Once upon a time Global Hypercolour stood alone at the forefront of t-shirt technology.
But now scientists are working towards the ability to change the fabric in clothing into working electronics devices, with an experimental conductive nanocoating that can be applied to less traditional materials.
According to North Caroline State University, the fun need not stop there – with plugging a USB stick into a piece of paper, transforming it into a tablet, also cited as another potential use.
Essentially the team is working on a functioning conductive nanocoating that can be applied to simple textiles such as woven cotton or a sheet of plain old A4 paper and transform it into something rather more interesting.
Dr Jesse Jur at NCSU is using a technique called atomic layer deposition, which is typically used in solar cells and microelectronics, to grow inorganic materials on top of the textiles, including woven cotton and nonwoven polypropylene – used to make plastic bags.
Using a new technique, the research team was able to accurately detect conductivity and give the scientists a better understanding of how to apply the coatings to transform into a conductive device.
According to Jur, the research could offer benefits to health monitoring applications by creating a uniform that can track heart rate, body temperature, movement and more in real time.
To use textiles in such a manner now would involve running a load of wires through the material, which is fine if you are going for the home-made cyborg look, but would certainly draw some attention on London’s transport network.
Of course, whether you would look any less questionable trying to shove a USB stick into your outer-garments is another question.
According to Dr.
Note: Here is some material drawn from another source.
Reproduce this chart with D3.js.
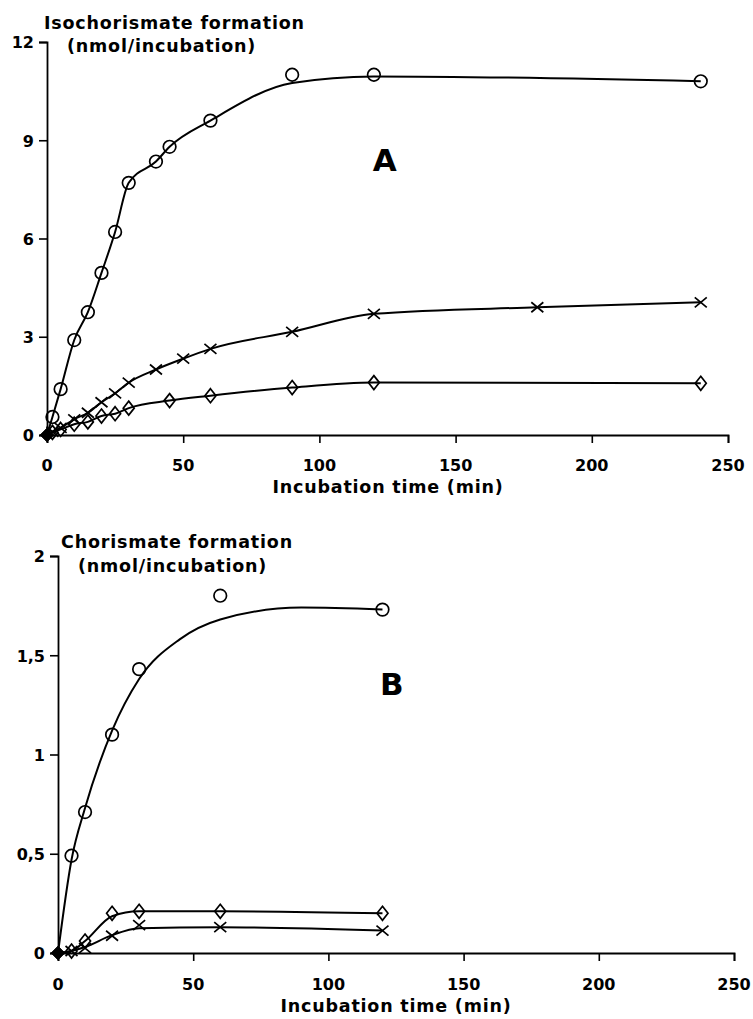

Jesse Jur, assistant professor of textile engineering, chemistry and science, and lead author on a paper describing the research, the technology could soon be within our grasp.
“We’re closer than you might think,” he told TechEye. “When our team got started on this work, we were faced with issues such as accurately measuring the transport of electricity in nanocoatings we applied to textiles.
“Textiles are flexible and compressive 3D structures that are not like the planar substrates and materials with which electronic devices are typically fabricated.
“Now that we have shown a systematic way to do this measurement on textiles, we can apply this knowledge to advance the bridge between an idea concept and real application,” he explained.
Jur is confident that scaling up to commercial levels should not prove too much of a problem, offering cost benefits.
“For many technologies coming from a laboratory, two major hurdles to commercialisation are materials cost and scale-up,” he says. “We are conscience of these challenges and other research in our lab has made considerable advances in reducing cost and creating ways to scale this technology.
“Integrating the device directly into the structure of the textile can reduce the cost and provide an easier implementation of some technologies.
“For example, personal health monitoring and environmental monitoring are particularly attractive applications.”